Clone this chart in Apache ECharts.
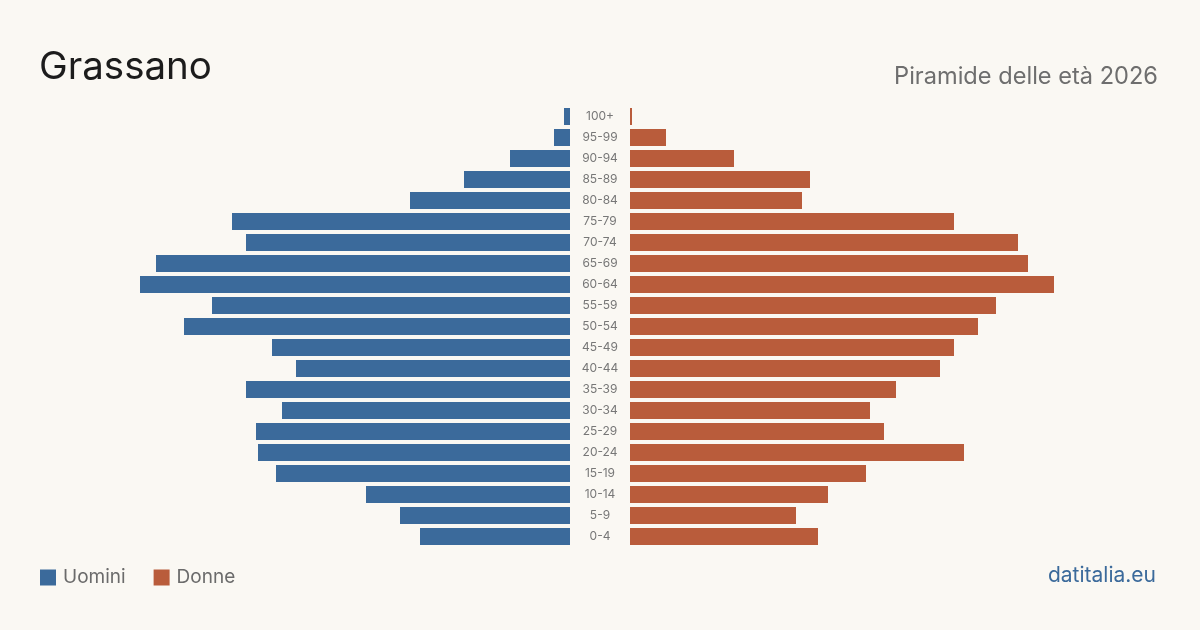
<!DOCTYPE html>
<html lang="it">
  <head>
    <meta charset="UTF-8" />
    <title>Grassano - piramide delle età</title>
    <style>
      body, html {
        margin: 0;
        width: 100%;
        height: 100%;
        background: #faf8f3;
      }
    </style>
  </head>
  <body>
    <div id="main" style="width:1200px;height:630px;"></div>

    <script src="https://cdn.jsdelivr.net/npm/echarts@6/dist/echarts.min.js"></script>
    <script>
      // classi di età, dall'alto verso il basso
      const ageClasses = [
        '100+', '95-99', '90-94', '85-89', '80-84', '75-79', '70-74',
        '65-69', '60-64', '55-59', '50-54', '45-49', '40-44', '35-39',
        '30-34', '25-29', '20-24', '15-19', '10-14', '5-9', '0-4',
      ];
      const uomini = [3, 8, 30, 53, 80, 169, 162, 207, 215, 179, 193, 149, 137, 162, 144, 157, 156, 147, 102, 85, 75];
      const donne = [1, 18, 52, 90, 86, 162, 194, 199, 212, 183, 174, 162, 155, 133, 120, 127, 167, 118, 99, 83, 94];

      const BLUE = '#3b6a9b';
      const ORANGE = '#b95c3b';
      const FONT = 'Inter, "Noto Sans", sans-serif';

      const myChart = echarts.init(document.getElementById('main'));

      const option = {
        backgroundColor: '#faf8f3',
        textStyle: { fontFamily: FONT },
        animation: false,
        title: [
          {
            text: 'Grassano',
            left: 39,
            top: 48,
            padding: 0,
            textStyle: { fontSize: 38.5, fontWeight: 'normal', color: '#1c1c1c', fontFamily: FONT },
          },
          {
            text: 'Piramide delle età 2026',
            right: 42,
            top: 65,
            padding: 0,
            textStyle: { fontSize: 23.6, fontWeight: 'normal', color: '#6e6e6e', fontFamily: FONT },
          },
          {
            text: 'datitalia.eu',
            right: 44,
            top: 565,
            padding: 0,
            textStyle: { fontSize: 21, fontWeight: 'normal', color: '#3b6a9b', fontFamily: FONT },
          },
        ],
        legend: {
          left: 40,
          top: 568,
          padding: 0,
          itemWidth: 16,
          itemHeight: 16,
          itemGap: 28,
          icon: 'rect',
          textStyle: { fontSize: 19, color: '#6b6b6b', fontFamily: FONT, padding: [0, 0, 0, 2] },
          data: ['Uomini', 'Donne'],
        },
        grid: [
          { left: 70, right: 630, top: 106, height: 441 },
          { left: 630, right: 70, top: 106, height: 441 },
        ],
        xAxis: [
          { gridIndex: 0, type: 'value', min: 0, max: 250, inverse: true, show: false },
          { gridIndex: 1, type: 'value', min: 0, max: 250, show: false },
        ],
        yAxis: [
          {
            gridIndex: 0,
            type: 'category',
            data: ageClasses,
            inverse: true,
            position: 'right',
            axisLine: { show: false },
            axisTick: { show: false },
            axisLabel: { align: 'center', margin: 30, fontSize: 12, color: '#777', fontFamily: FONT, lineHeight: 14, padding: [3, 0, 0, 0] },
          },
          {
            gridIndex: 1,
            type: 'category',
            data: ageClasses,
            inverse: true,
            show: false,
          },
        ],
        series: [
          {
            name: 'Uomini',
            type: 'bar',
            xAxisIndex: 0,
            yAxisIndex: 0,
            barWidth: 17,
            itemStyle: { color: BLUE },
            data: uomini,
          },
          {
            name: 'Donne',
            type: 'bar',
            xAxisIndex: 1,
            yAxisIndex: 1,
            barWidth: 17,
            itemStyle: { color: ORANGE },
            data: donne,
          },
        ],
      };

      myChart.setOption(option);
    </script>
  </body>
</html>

○ ○ ○

Task to carry out
Copy each line in full and exactly, omitting any picture.

Task output
Clone this chart in Apache ECharts.
<!DOCTYPE html>
<html lang="it">
  <head>
    <meta charset="UTF-8" />
    <title>Grassano - piramide delle età</title>
    <style>
      body, html {
        margin: 0;
        width: 100%;
        height: 100%;
        background: #faf8f3;
      }
    </style>
  </head>
  <body>
    <div id="main" style="width:1200px;height:630px;"></div>

    <script src="https://cdn.jsdelivr.net/npm/echarts@6/dist/echarts.min.js"></script>
    <script>
      // classi di età, dall'alto verso il basso
      const ageClasses = [
        '100+', '95-99', '90-94', '85-89', '80-84', '75-79', '70-74',
        '65-69', '60-64', '55-59', '50-54', '45-49', '40-44', '35-39',
        '30-34', '25-29', '20-24', '15-19', '10-14', '5-9', '0-4',
      ];
      const uomini = [3, 8, 30, 53, 80, 169, 162, 207, 215, 179, 193, 149, 137, 162, 144, 157, 156, 147, 102, 85, 75];
      const donne = [1, 18, 52, 90, 86, 162, 194, 199, 212, 183, 174, 162, 155, 133, 120, 127, 167, 118, 99, 83, 94];

      const BLUE = '#3b6a9b';
      const ORANGE = '#b95c3b';
      const FONT = 'Inter, "Noto Sans", sans-serif';

      const myChart = echarts.init(document.getElementById('main'));

      const option = {
        backgroundColor: '#faf8f3',
        textStyle: { fontFamily: FONT },
        animation: false,
        title: [
          {
            text: 'Grassano',
            left: 39,
            top: 48,
            padding: 0,
            textStyle: { fontSize: 38.5, fontWeight: 'normal', color: '#1c1c1c', fontFamily: FONT },
          },
          {
            text: 'Piramide delle età 2026',
            right: 42,
            top: 65,
            padding: 0,
            textStyle: { fontSize: 23.6, fontWeight: 'normal', color: '#6e6e6e', fontFamily: FONT },
          },
          {
            text: 'datitalia.eu',
            right: 44,
            top: 565,
            padding: 0,
            textStyle: { fontSize: 21, fontWeight: 'normal', color: '#3b6a9b', fontFamily: FONT },
          },
        ],
        legend: {
          left: 40,
          top: 568,
          padding: 0,
          itemWidth: 16,
          itemHeight: 16,
          itemGap: 28,
          icon: 'rect',
          textStyle: { fontSize: 19, color: '#6b6b6b', fontFamily: FONT, padding: [0, 0, 0, 2] },
          data: ['Uomini', 'Donne'],
        },
        grid: [
          { left: 70, right: 630, top: 106, height: 441 },
          { left: 630, right: 70, top: 106, height: 441 },
        ],
        xAxis: [
          { gridIndex: 0, type: 'value', min: 0, max: 250, inverse: true, show: false },
          { gridIndex: 1, type: 'value', min: 0, max: 250, show: false },
        ],
        yAxis: [
          {
            gridIndex: 0,
            type: 'category',
            data: ageClasses,
            inverse: true,
            position: 'right',
            axisLine: { show: false },
            axisTick: { show: false },
            axisLabel: { align: 'center', margin: 30, fontSize: 12, color: '#777', fontFamily: FONT, lineHeight: 14, padding: [3, 0, 0, 0] },
          },
          {
            gridIndex: 1,
            type: 'category',
            data: ageClasses,
            inverse: true,
            show: false,
          },
        ],
        series: [
          {
            name: 'Uomini',
            type: 'bar',
            xAxisIndex: 0,
            yAxisIndex: 0,
            barWidth: 17,
            itemStyle: { color: BLUE },
            data: uomini,
          },
          {
            name: 'Donne',
            type: 'bar',
            xAxisIndex: 1,
            yAxisIndex: 1,
            barWidth: 17,
            itemStyle: { color: ORANGE },
            data: donne,
          },
        ],
      };

      myChart.setOption(option);
    </script>
  </body>
</html>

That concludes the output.